As I get closer to my departure date, I get more excited and more apprehensive. I just spent some time getting my pictures uploaded to my external hard drive so I can transport them home. I also transferred Dad's pictures. The last he took with his camera of us. I can't believe all that has happened in 6 months. I can't believe he'll be gone 3 months as of this weekend. How did that happen? How is it possible? I miss him so much.

I think it's really going to hit me when I leave all over again. Leaving this house, leaving the state. Leaving things behind.

When my sister picked me up at the airport in March, it was weird. Dad always picked me up. Him and the dog. And sometimes Mom. The dog died last October so this summer would have been our first visit without him around. I suppose my Mom would have gotten to ride along. But it was always Dad waiting for me at the end of the hallway. And always him who dropped me off when I left. The one and only time he ever dropped me off without waiting was the one time my flight was delayed by hours. Back before the advent of cell phone. But this time my sister will drop me off too. A new era.

I'm not really sure what I believe about the afterlife. I don't really believe that nothing happens when we die. I want to believe there is something. I don't know that I buy into the whole choir of angels and pearly gates. But I think that if there is an afterlife, that Dad, and the dog, will be there waiting for me.
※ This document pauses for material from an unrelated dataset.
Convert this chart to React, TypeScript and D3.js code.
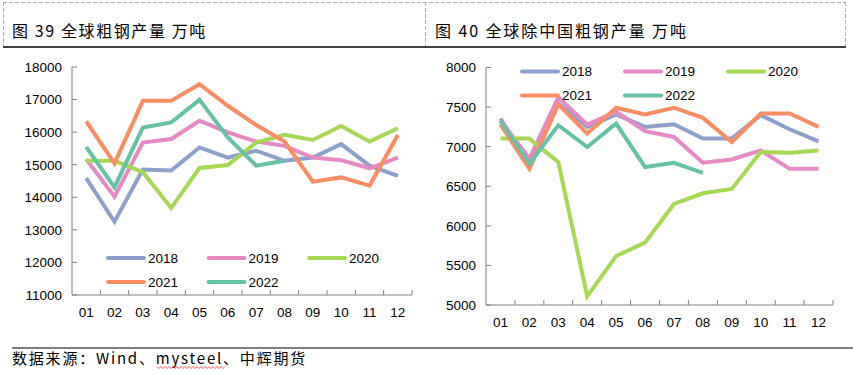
import React from 'react';
import * as d3 from 'd3';

const months = ['01', '02', '03', '04', '05', '06', '07', '08', '09', '10', '11', '12'];
const years = ['2018', '2019', '2020', '2021', '2022'];
const colors = ['#8da0cb', '#e78ac3', '#a6d854', '#fc8d62', '#66c2a5'];

// 全球粗钢产量 万吨
const world2018 = [14590, 13250, 14850, 14820, 15530, 15220, 15430, 15120, 15220, 15630, 14970, 14660];
const world2019 = [15170, 14020, 15680, 15790, 16350, 15990, 15710, 15580, 15220, 15140, 14890, 15220];
const world2020 = [15120, 15120, 14770, 13670, 14900, 14990, 15680, 15920, 15760, 16190, 15710, 16120];
const world2021 = [16330, 15040, 16960, 16960, 17470, 16810, 16220, 15710, 14480, 14610, 14360, 15910];
const world2022 = [15550, 14310, 16140, 16300, 16990, 15840, 14970, 15120];

// 全球除中国粗钢产量 万吨
const exChina2018 = [7356, 6742, 7547, 7250, 7407, 7250, 7284, 7102, 7102, 7398, 7220, 7068];
const exChina2019 = [7335, 6847, 7623, 7280, 7441, 7195, 7123, 6797, 6839, 6953, 6720, 6720];
const exChina2020 = [7102, 7102, 6805, 5110, 5619, 5788, 6276, 6411, 6467, 6932, 6924, 6953];
const exChina2021 = [7280, 6720, 7534, 7165, 7492, 7407, 7492, 7364, 7059, 7419, 7419, 7250];
const exChina2022 = [7322, 6784, 7271, 6996, 7292, 6742, 6797, 6669];

const worldTicks = [11000, 12000, 13000, 14000, 15000, 16000, 17000, 18000];
const exChinaTicks = [5000, 5500, 6000, 6500, 7000, 7500, 8000];

const numFont = '"Liberation Sans", Arial, sans-serif';
const cjkFont = '"Noto Sans CJK SC", sans-serif';
const axisColor = '#808080';

type PanelProps = {
  x0: number; x1: number; yTop: number; yBottom: number;
  domain: [number, number]; ticks: number[];
  series: number[][];
  legendX: number; legendY: number; legendStep: number;
  labelY: number;
};

const Panel = ({ x0, x1, yTop, yBottom, domain, ticks, series, legendX, legendY, legendStep, labelY }: PanelProps) => {
  const x = d3.scaleBand<string>().domain(months).range([x0, x1]);
  const y = d3.scaleLinear().domain(domain).range([yBottom, yTop]);
  const line = d3.line<number>()
    .x((_, i) => (x(months[i]) as number) + x.bandwidth() / 2)
    .y(d => y(d));

  return (
    <g>
      {series.map((s, i) => (
        <path key={i} d={line(s) as string} fill="none" stroke={colors[i]} strokeWidth={4}
          strokeLinejoin="miter" />
      ))}
      <line x1={x0} x2={x0} y1={yTop} y2={yBottom} stroke={axisColor} strokeWidth={1} />
      <line x1={x0} x2={x1} y1={yBottom} y2={yBottom} stroke={axisColor} strokeWidth={1} />
      {ticks.map(t => (
        <g key={t}>
          <line x1={x0} x2={x0 + 5} y1={y(t)} y2={y(t)} stroke={axisColor} />
          <text x={x0 - 10} y={y(t)} dy="0.36em" textAnchor="end" fontFamily={numFont} fontSize={13.5}
            fill="#000">{t}</text>
        </g>
      ))}
      {months.map((m, i) => (
        <g key={m}>
          {i > 0 && <line x1={x(m)} x2={x(m)} y1={yBottom} y2={yBottom - 5} stroke={axisColor} />}
          <text x={(x(m) as number) + x.bandwidth() / 2} y={labelY} textAnchor="middle" fontFamily={numFont}
            fontSize={13.5} fill="#000">{m}</text>
        </g>
      ))}
      <line x1={x1} x2={x1} y1={yBottom} y2={yBottom - 5} stroke={axisColor} />
      {years.map((yr, i) => {
        const lx = legendX + (i % 3) * legendStep;
        const ly = legendY + Math.floor(i / 3) * 24;
        return (
          <g key={yr}>
            <line x1={lx} x2={lx + 36} y1={ly} y2={ly} stroke={colors[i]} strokeWidth={4} strokeLinecap="round" />
            <text x={lx + 40} y={ly} dy="0.36em" fontFamily={numFont} fontSize={13.5} fill="#000">{yr}</text>
          </g>
        );
      })}
    </g>
  );
};

// spell-check style wavy underline
const wavy = (xa: number, xb: number, yy: number) => {
  let d = `M${xa},${yy}`;
  for (let xx = xa; xx < xb; xx += 4) d += ` l2,2 l2,-2`;
  return d;
};

const App = () => {
  return (
    <svg width={853} height={374} style={{ position: 'absolute', left: 0, top: 0, background: '#fff' }}>
      {/* title frame */}
      <line x1={3} x2={846} y1={2.5} y2={2.5} stroke="#b0b0b0" strokeDasharray="4,2" />
      <line x1={3.5} x2={3.5} y1={2} y2={47} stroke="#b0b0b0" strokeDasharray="4,2" />
      <line x1={425.5} x2={425.5} y1={2} y2={47} stroke="#b0b0b0" strokeDasharray="4,2" />
      <line x1={845.5} x2={845.5} y1={2} y2={47} stroke="#b0b0b0" strokeDasharray="4,2" />
      <line x1={3} x2={846} y1={47} y2={47} stroke="#000" strokeWidth={1.5} />
      <text x={12} y={37} fontFamily={cjkFont} fontSize={16} letterSpacing={1.6} fill="#000">图 39 全球粗钢产量 万吨</text>
      <text x={435} y={37} fontFamily={cjkFont} fontSize={16} letterSpacing={1.9} fill="#000">图 40 全球除中国粗钢产量 万吨</text>

      <Panel x0={72} x1={412} yTop={67} yBottom={295} domain={[11000, 18000]} ticks={worldTicks}
        series={[world2018, world2019, world2020, world2021, world2022]}
        legendX={108} legendY={258} legendStep={100.5} labelY={317} />
      <Panel x0={486} x1={833} yTop={67.5} yBottom={305} domain={[5000, 8000]} ticks={exChinaTicks}
        series={[exChina2018, exChina2019, exChina2020, exChina2021, exChina2022]}
        legendX={522} legendY={71.5} legendStep={103} labelY={327} />

      {/* source */}
      <line x1={12} x2={853} y1={348} y2={348} stroke="#000" strokeWidth={1.2} />
      <text x={12} y={364} fontFamily={cjkFont} fontSize={15} letterSpacing={1.8} fill="#000">数据来源：Wind、mysteel、中辉期货</text>
      <path d={wavy(157, 222, 366.5)} fill="none" stroke="#e03030" strokeWidth={0.8} />
    </svg>
  );
};

export default App;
When I finish that longest of journeys, he will be there at the end of the hallway, waiting for me. And when I see his face, I will know that I am home.

Thursday, September 11, 2008

Filter

You know how some people seem to completely lack a filter between their brain and their mouth? I'm very fortunate that my filter seems to be working overtime when I need it most. In the last few months it has saved me from two potentially disastrous situations.

Situation one:
I am telling friends about these great Japanese rice crackers that the hubby and I came to love overseas. We had been unable to find them and then I spotted them in a specialty grocery store shortly before we both left home. They are addictive- teriyaki flavored crackers with a sweet dribble glaze on top. And just before I say, "They put the "crack" in cracker", my filter kicks in and I remember one of these friends is, in fact, fighting against drug addiction. I manage to stop myself just in time and shift gears.

Situation two:
I am talking with an old coworker who I have not seen in some time. He asks about my husband and I explain how he is deployed and how tedious it becomes and how anxious he is to get home. I start to compare his deployed situation to "being in prison" but before the words exit my mouth I remember that this particular friend has done time. Actual prison time that we have never discussed. And I manage to stop myself before I embarrass the both of us.
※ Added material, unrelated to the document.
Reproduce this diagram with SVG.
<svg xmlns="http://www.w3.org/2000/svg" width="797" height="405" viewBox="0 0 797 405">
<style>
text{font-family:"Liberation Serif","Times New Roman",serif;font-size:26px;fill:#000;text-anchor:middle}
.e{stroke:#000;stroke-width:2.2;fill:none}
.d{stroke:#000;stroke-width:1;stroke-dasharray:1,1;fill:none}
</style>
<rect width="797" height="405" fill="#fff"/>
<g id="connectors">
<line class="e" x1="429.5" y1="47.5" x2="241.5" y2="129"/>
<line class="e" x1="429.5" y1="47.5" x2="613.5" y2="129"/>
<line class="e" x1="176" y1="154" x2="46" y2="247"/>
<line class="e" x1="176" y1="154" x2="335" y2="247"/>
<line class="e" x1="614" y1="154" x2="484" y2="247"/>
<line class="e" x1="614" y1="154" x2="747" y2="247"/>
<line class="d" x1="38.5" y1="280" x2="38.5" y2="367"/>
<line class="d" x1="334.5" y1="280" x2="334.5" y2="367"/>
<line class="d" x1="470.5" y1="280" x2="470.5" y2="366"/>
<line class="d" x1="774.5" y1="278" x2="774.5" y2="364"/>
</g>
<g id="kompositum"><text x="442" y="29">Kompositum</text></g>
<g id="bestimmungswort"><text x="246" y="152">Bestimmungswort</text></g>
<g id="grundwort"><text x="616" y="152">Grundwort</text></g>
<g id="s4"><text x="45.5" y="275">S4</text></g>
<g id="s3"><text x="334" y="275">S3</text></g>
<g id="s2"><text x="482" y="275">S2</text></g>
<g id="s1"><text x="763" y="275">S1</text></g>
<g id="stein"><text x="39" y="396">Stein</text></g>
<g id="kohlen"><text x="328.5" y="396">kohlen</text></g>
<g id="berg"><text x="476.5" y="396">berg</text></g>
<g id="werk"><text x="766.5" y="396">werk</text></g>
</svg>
I am living in fear of the day my filter craps out on me.

Wednesday, September 10, 2008

Closing Time

It is time to go home. The family drama level is beginning to swirl dangerously high to my shore. I do not with to be involved. At all. I am Switzerland. I am Switzerland with my fingers in my ears, humming a happy tune. This may seem juvenille but it's mostly self defense. I have learned over time that becoming embroiled in the drama of others is a futile and frustrating exercise. I've alwasy been pretty good at staying out of drama in my workplace nad my friendships. But it is far harder when it comes to family. I've improved slowly over time. When the drama was mine, I tried very hard not to draw others into it. I didn't want people to chose sides or damage relationships. Living here, I'm rather dropped right in the middle of things.

The Reader's Digest versions are: my sisters haven't spoken to each other since the funeral; my older sister's family was basically three hours late for her birthday cake at Mom's house and while they were here, her husband made an unfortunate comment that really upset my Mom. Now Mom doesn't want to speak to him and, although he hasn't called yet, she keeps making me answer the phone.

When I gave my husband the brief overview, his reaction was, "Sounds like it's time to go home." I'm morphing into him more each day. I'm really starting to look forward to my nice, quiet house on the far coast.